I wrote this interesting piece on authorship in serial fiction and Patreon which makes a lot more sense but I want to start with something on Kickstarter. When people think of crowdfunding they think of Kickstarter, a portal that lets projects be funded, they take care of some of the nitty gritty for the project developer (which is pretty much like an author) and the website gets like 10% of the money but only if they succeed in their funding goal within a set amount of time. I first got into crowdfunding when one of my favorite comics, Order of the Stick by Rich Burlew, did a Kickstarter for a few thousand dollars to get some of his books reprinted. What followed was a crazy month of breaking a few records and the initial reward of one new backstory of a minor character turned into half a dozen and so much more as more than a million dollars was obtained. Of course, those records were shattered today when Matt Inman of “The Oatmeal” fame drew funny pictures for a card game about exploding cats that plays like Russian Roulette.

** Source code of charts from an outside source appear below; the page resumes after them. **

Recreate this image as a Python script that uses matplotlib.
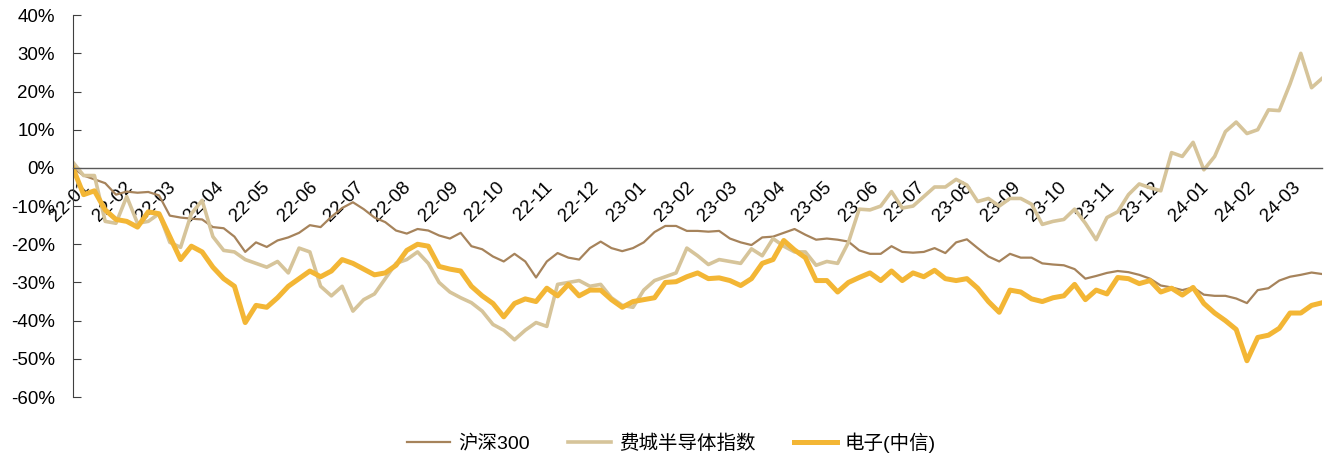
"""沪深300、费城半导体指数与电子(中信)累计涨跌幅走势。"""

import numpy as np
import pandas as pd
from matplotlib import pyplot as plt
from matplotlib import transforms
from matplotlib.ticker import PercentFormatter

plt.rcParams['font.family'] = ['Liberation Sans', 'Noto Sans CJK SC', 'DejaVu Sans']
plt.rcParams['axes.unicode_minus'] = False
plt.rcParams['font.size'] = 13.5

# 周度采样，2022-01-04 起
dates = pd.date_range('2022-01-04', periods=117, freq='7D')

# 沪深300 累计涨跌幅(%)
hs300 = [0, -2, -3, -4, -7, -6.2, -6.5, -6.3, -7.2, -12.5,
         -13, -13.3, -13.5, -15.5, -15.8, -18, -22, -19.5, -20.7, -19,
         -18.2, -17, -15, -15.5, -12.8, -10.5, -9, -10.8, -13, -14.2,
         -16.4, -17.2, -16, -16.4, -17.7, -18.5, -17, -20.5, -21.3, -23.2,
         -24.5, -22.5, -24.5, -28.7, -24.5, -22.3, -23.5, -24, -21, -19.3,
         -21, -21.8, -21, -19.5, -16.8, -15.2, -15.2, -16.5, -16.5, -16.7,
         -16.5, -18.5, -19.5, -20.2, -18.2, -18, -17, -16, -17.5, -18.8,
         -18.5, -18.8, -19.3, -21.6, -22.5, -22.5, -20.5, -22, -22.2, -22,
         -21, -22.3, -19.5, -18.7, -21, -23.2, -24.5, -22.5, -23.5, -23.5,
         -25, -25.3, -25.5, -26.5, -29, -28.3, -27.5, -27, -27.3, -28,
         -29, -30.8, -31.3, -32, -31.3, -33.2, -33.5, -33.5, -34.2, -35.4,
         -32, -31.5, -29.5, -28.5, -28, -27.4, -27.8]

# 费城半导体指数 累计涨跌幅(%)
sox = [1.5, -2, -2, -14, -14.5, -7.5, -14.5, -14, -12, -19.5,
       -20.8, -12, -8.5, -18, -21.6, -22, -24, -25, -26, -24.5,
       -27.5, -21, -22, -31, -33.5, -31, -37.5, -34.5, -33, -29,
       -25, -24, -22, -25, -30, -32.5, -34, -35.3, -37.5, -41,
       -42.5, -45, -42.5, -40.5, -41.5, -30.5, -30, -29.5, -31, -30.5,
       -34, -36, -36.5, -32, -29.5, -28.5, -27.5, -21, -23, -25.3,
       -24, -24.5, -25, -21.2, -23, -18.5, -20.5, -22, -22, -25.5,
       -24.5, -25, -19.5, -10.8, -11, -10, -6.2, -10.5, -10, -7.5,
       -5, -5, -3, -4.5, -8.8, -8, -10, -8, -8, -9.5,
       -14.8, -14, -13.5, -10.8, -14.5, -18.8, -13, -11.5, -7, -4.2,
       -5.2, -6, 4, 3, 6.7, -0.5, 3, 9.5, 12, 9,
       10, 15.2, 15, 22, 30, 21, 23.5]

# 电子(中信) 累计涨跌幅(%)
elec = [0, -7, -6, -11, -13.5, -14, -15.5, -11.5, -12, -18,
        -24, -20.5, -22, -26, -29, -31, -40.5, -36, -36.5, -34,
        -31, -29, -27, -28.5, -27, -24, -25, -26.5, -28, -27.5,
        -25.5, -21.6, -20, -20.5, -25.8, -26.5, -27, -31, -33.5, -35.5,
        -39, -35.5, -34.3, -35, -31.5, -33.5, -30.5, -33.5, -32, -32,
        -34.5, -36.5, -35, -34.5, -34, -30, -29.8, -28.5, -27.5, -29,
        -28.8, -29.5, -30.8, -29, -25, -24, -19, -21.5, -23.5, -29.5,
        -29.5, -32.5, -30, -28.7, -27.5, -29.5, -27, -29.5, -27.5, -28.5,
        -26.8, -29, -29.5, -29, -31.5, -35, -37.8, -32, -32.5, -34.3,
        -35, -34, -33.5, -30.5, -34.5, -32, -33, -28.7, -29, -30.3,
        -29.5, -32.5, -31.5, -33.3, -31.3, -35.5, -38, -40, -42.3, -50.5,
        -44.4, -43.8, -42, -38, -38, -36, -35.3]

labels = ['沪深300', '费城半导体指数', '电子(中信)']
colors = ['#A6835B', '#D6C49A', '#F3B635']
widths = [1.6, 2.6, 3.6]

fig, ax = plt.subplots(figsize=(13.25, 4.59), dpi=100)
fig.subplots_adjust(left=0.055, right=0.998, top=0.967, bottom=0.135)

for vals, lab, c, lw in zip([hs300, sox, elec], labels, colors, widths):
    ax.plot(dates, vals, color=c, lw=lw, label=lab)

ax.set_ylim(-60, 40)
ax.set_yticks(np.arange(-60, 41, 10))
ax.yaxis.set_major_formatter(PercentFormatter(decimals=0))
ax.set_xlim(dates[0], dates[-1])

# 月度刻度，首个刻度落在起始日
ticks = [dates[0]] + list(pd.date_range('2022-02-01', '2024-03-01', freq='MS'))
ax.set_xticks(ticks)
ax.set_xticklabels([t.strftime('%y-%m') for t in ticks])

ax.spines['top'].set_visible(False)
ax.spines['right'].set_visible(False)
ax.spines['bottom'].set_position(('data', 0))
ax.spines['bottom'].set_color('#595959')
ax.spines['bottom'].set_linewidth(1.0)
ax.spines['left'].set_color('#404040')
ax.spines['left'].set_linewidth(0.8)
ax.tick_params(axis='x', length=0, pad=8)
ax.tick_params(axis='y', direction='in', length=6, width=0.8,
               color='#404040', pad=13)

ax.legend(loc='center', bbox_to_anchor=(0.507, 0.036),
          bbox_transform=fig.transFigure, ncol=3, frameon=False,
          fontsize=14, handlelength=2.2, columnspacing=2.0,
          handletextpad=0.4)

# 斜排月份标签，整体略向右错开
shift = transforms.ScaledTranslation(8 / 100, 0, fig.dpi_scale_trans)
for lbl in ax.get_xticklabels():
    lbl.set(rotation=45, ha='right', va='top', rotation_mode='anchor')
    lbl.set_transform(lbl.get_transform() + shift)

plt.savefig('out.png', dpi=100)
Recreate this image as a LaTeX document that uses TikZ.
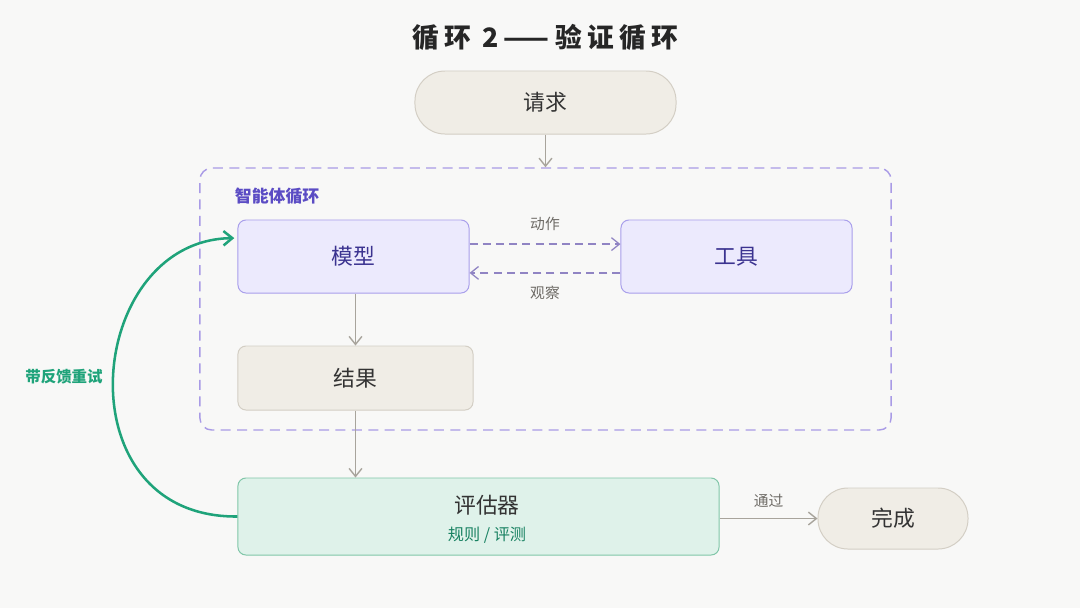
\documentclass[tikz,border=0pt]{standalone}
\usepackage{fontspec}
\setmainfont{Noto Sans CJK SC}
\usepackage{tikz}
\usetikzlibrary{positioning, shapes, arrows.meta, calc}
\definecolor{bgpaper}{HTML}{F8F8F7}
\definecolor{sandfill}{HTML}{F0EDE6}
\definecolor{sanddraw}{HTML}{D3CEC4}
\definecolor{lilacfill}{HTML}{ECEAFD}
\definecolor{lilacdraw}{HTML}{A89EEB}
\definecolor{lilactext}{HTML}{3B3390}
\definecolor{loopline}{HTML}{A99BE6}
\definecolor{looptext}{HTML}{5B4CC4}
\definecolor{mintfill}{HTML}{DFF2EA}
\definecolor{mintdraw}{HTML}{80C6A8}
\definecolor{retrygreen}{HTML}{1FA37A}
\definecolor{greyarrow}{HTML}{A8A49C}
\definecolor{greytext}{HTML}{6E6B66}

\begin{document}
\begin{tikzpicture}[
  x=0.025cm, y=-0.025cm,
  font=\fontsize{15.5}{18}\selectfont,
  box/.style={
    draw, rounded corners=2mm, align=center, line width=0.7pt
  },
  sandbox/.style={box, fill=sandfill, draw=sanddraw, text=black!80},
  lilacbox/.style={box, fill=lilacfill, draw=lilacdraw, text=lilactext,
    minimum width=5.775cm, minimum height=1.825cm},
  pill/.style={sandbox, rounded corners=7.5mm},
  flow/.style={-{Straight Barb[length=2mm, width=3.2mm]}, draw=greyarrow, line width=1pt},
  act/.style={-{Straight Barb[length=2mm, width=3.2mm]}, draw=loopline!85!black,
    line width=0.9pt, dash pattern=on 2mm off 1.3mm},
  small/.style={font=\fontsize{10.5}{12}\selectfont, text=greytext}
]
\fill[bgpaper] (0,0) rectangle (1080,608);

\node[font=\fontsize{19}{22}\selectfont\bfseries\addfontfeature{LetterSpace=20}, text=black!85] (title) at (545,37) {循环 2——验证循环};

\node[pill, minimum width=6.525cm, minimum height=1.575cm] (q) at (545.5,102.5) {请求};

% agent loop container
\node[draw=loopline, line width=1pt, dash pattern=on 2.5mm off 1.6mm, rounded corners=3mm,
  minimum width=17.275cm, minimum height=6.55cm] (loop) at (545.5,299) {};
\node[font=\fontsize{12}{14}\selectfont\bfseries, text=looptext, anchor=west] (looplbl) at (230,196) {智能体循环};

\node[lilacbox] (m) at (353.5,256.5) {模型};
\node[lilacbox] (t) at (736.5,256.5) {工具};
\node[sandbox, minimum width=5.875cm, minimum height=1.6cm] (r) at (355.5,378) {结果};

\node[box, fill=mintfill, draw=mintdraw, minimum width=12.025cm, minimum height=1.925cm] (e) at (478.5,516.5) {};
\node[text=black!80] (elbl) at (487,505) {评估器};
\node[font=\fontsize{11.5}{13}\selectfont, text=retrygreen!80!black] (esub) at (487,535) {规则 / 评测};

\node[pill, minimum width=3.75cm, minimum height=1.525cm] (d) at (893,518.5) {完成};

\draw[flow] (q.south) -- (q.south |- loop.north);
\draw[act] ([yshift=0.31cm]m.east) -- ([yshift=0.31cm]t.west)
  node[midway, above=2mm, small] (actlbl) {动作};
\draw[act] ([yshift=-0.41cm]t.west) -- ([yshift=-0.41cm]m.east)
  node[midway, below=2mm, small] (obslbl) {观察};
\draw[flow] (m.south -| r.north) -- (r.north);
\draw[flow] (r.south) -- (r.south |- e.north);
\draw[flow] (e.east |- d.west) -- (d.west)
  node[midway, above=1.5mm, small] (passlbl) {通过};

% retry with feedback
\draw[-{Straight Barb[length=2.2mm, width=3.6mm]}, retrygreen, line width=1.8pt]
  (e.west) .. controls (60,518) and (85,240) .. ([xshift=-0.08cm, yshift=0.46cm]m.west);
\node[font=\fontsize{11}{13}\selectfont\bfseries, text=retrygreen] (retrylbl) at (64,377) {带反馈重试};
\end{tikzpicture}
\end{document}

They asked for ten thousand dollars, they got 8.7 million. It was a success and I’ll be getting my copy in the mail in a few months. Unless things go horribly wrong.
And that is the biggest risk when it comes to crowd funding. The Kickstarter website actively states that it is not a store and that giving people money with the promise of getting something in return is risky. The website only charges you if the minimal goal is met and serves as a portal for communication in this weird author reader relationship. If the people in charge of the project decide to skip town with the money they’ll lose a ton of credibility but people aren’t getting refunds. There are several reports out there of people who tried Kickstarter and got a lot of money but had no idea what they were doing so they ended up losing even more in the process of giving what they promised. Other times people just kind of disappear. Which is what happens more times than people might know and even to a project I was looking forward to.
A little over a year ago, this board game based on another webcomic I love was in development. Goblins by Tarol Hunt aka Thunt, would have this cool game with weird mechanics. It easily got funded and we were told to wait. Patience grew thin and what we kept hearing from the board game developer (who is not Thunt) was that the game was flawed and needed to be redone from scratch. After a while I gave up on it but but Tarol didn’t. In his blog posts, which you can find here, we find that that the money and those in charge of the board game have disappeared and that Kickstarter really can’t do much about it. Thunt, being the awesome author that I love, is currently tracking all backers and trying to rebuild the game on his own and send versions to people, without charging extra money. Now that’s an authorial performance we can all applaud.
So yeah, be careful with sending money for promise of stuff in the future.